Research Interests: Computer architecture, compiler optimization

Office Phone:

Email: lxh@mprc.pku.edu.cn

Liu, Xianhua is an associate professor in the Department of Computer Science and Technology, School of EECS. He obtained his B.E. from Tsinghua University in 2000, and Ph.D. from Peking University in 2007 respectively. His research interests include compiler optimization and hardware/software co-design.

Dr. Liu has published 20+ research papers in top-tier conferences, such as ICCD, DATE, FPGA, ICS, ICPP and VEE. He serves in working groups of several industry standards on cloud computing and embedded control systems, also acts as the technical program committee member of the National Engineering Laboratory for E-government Cloud Computing Application Technology. Dr. Liu is also responsible for compiler design courses in the Department of C.S., Peking University.

Dr. Liu has led or attended more than ten research projects including NSFC, National S&T Major Project, 863 project, etc. His main research achievements are as follows:

1)  Dr. Liu and others has jointly developed China’s first 16/32-bit indigenous microprocessor following the top-down design approach.

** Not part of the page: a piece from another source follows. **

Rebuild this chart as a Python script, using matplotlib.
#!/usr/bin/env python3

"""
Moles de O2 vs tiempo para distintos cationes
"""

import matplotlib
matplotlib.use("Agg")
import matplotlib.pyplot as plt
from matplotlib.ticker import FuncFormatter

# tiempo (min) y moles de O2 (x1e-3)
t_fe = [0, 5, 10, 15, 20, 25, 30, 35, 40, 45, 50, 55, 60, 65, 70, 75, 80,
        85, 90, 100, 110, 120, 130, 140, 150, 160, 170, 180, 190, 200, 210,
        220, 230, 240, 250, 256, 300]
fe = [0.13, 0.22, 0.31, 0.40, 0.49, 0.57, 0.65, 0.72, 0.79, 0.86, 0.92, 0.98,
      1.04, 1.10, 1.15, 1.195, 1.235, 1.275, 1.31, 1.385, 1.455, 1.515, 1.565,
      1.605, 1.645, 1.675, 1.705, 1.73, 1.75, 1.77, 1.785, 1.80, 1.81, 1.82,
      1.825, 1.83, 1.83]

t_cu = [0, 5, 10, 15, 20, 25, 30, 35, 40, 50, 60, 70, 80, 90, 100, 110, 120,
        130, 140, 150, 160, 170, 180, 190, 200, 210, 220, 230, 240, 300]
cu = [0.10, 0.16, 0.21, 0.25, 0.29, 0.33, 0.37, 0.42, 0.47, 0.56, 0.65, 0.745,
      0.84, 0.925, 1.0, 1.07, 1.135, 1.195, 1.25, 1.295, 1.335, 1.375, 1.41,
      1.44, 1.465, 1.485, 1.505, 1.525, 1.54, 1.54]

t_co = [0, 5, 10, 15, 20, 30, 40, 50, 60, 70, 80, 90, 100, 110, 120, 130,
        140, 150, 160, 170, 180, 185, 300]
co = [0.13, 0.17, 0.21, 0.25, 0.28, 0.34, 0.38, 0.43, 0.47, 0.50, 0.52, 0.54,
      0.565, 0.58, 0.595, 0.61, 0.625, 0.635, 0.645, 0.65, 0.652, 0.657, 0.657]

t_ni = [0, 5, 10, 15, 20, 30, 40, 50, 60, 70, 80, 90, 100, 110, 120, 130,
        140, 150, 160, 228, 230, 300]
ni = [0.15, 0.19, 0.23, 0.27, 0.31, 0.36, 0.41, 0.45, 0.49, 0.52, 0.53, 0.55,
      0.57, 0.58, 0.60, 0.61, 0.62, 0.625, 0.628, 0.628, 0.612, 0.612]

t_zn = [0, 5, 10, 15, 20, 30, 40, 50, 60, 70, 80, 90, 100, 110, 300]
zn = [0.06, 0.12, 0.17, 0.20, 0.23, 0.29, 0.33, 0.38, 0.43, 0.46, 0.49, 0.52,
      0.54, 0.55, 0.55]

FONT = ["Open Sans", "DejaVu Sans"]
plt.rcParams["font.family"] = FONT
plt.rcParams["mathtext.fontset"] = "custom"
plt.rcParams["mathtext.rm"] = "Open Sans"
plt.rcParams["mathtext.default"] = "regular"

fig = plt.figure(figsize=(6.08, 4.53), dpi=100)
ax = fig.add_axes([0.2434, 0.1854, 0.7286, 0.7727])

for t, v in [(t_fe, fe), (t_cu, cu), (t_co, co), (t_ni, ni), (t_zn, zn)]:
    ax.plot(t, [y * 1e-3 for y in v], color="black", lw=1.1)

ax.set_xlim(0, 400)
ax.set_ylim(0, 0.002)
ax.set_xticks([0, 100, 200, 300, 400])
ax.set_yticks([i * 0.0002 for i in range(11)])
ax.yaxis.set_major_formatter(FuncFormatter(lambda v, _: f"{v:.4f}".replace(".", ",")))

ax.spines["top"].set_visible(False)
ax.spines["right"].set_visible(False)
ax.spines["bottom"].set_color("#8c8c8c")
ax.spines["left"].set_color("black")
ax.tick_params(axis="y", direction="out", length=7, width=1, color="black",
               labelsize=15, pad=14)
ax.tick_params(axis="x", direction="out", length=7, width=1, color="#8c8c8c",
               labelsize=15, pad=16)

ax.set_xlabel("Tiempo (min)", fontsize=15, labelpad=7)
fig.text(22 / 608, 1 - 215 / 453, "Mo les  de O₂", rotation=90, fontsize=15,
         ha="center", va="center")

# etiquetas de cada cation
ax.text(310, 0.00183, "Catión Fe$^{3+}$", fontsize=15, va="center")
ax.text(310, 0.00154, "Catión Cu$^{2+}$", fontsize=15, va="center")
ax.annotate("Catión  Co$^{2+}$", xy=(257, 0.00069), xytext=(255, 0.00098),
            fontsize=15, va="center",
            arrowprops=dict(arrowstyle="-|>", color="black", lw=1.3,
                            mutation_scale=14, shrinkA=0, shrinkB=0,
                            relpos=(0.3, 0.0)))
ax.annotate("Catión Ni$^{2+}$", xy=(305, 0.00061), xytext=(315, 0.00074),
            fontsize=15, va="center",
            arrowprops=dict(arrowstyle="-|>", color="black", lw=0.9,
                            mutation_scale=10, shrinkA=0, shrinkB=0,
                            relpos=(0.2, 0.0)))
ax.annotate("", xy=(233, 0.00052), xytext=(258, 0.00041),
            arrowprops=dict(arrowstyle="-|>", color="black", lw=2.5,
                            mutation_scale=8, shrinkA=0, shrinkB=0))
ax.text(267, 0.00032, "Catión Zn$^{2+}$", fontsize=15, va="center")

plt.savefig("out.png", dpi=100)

The computers using PKU’s UniCore CPU have been widely used in many fields all over China. Dr. Liu led the compilation toolchain group to support the whole system to run smoothly and correctly, which includes BIOS, OS kernel, X-Windows and other key applications.

2)  Dr. Liu has proposed a number of compiler analysis and collaborative optimization methods, which abstractly describes the microarchitecture to help compiler get the hardware constraint information in the design flow. High-level language semantics are more effectively transmitted to lower-level circuit descriptions, which can effectively guide the design flow and provide strong support for the instruction-level optimization. Dr. Liu gives several extension solutions and optimization strategies for processor design, which can be applied in different application scenarios. These techniques may better meet the requirements of performance, power consumption and cost constraints, and can get an optimized design process reference.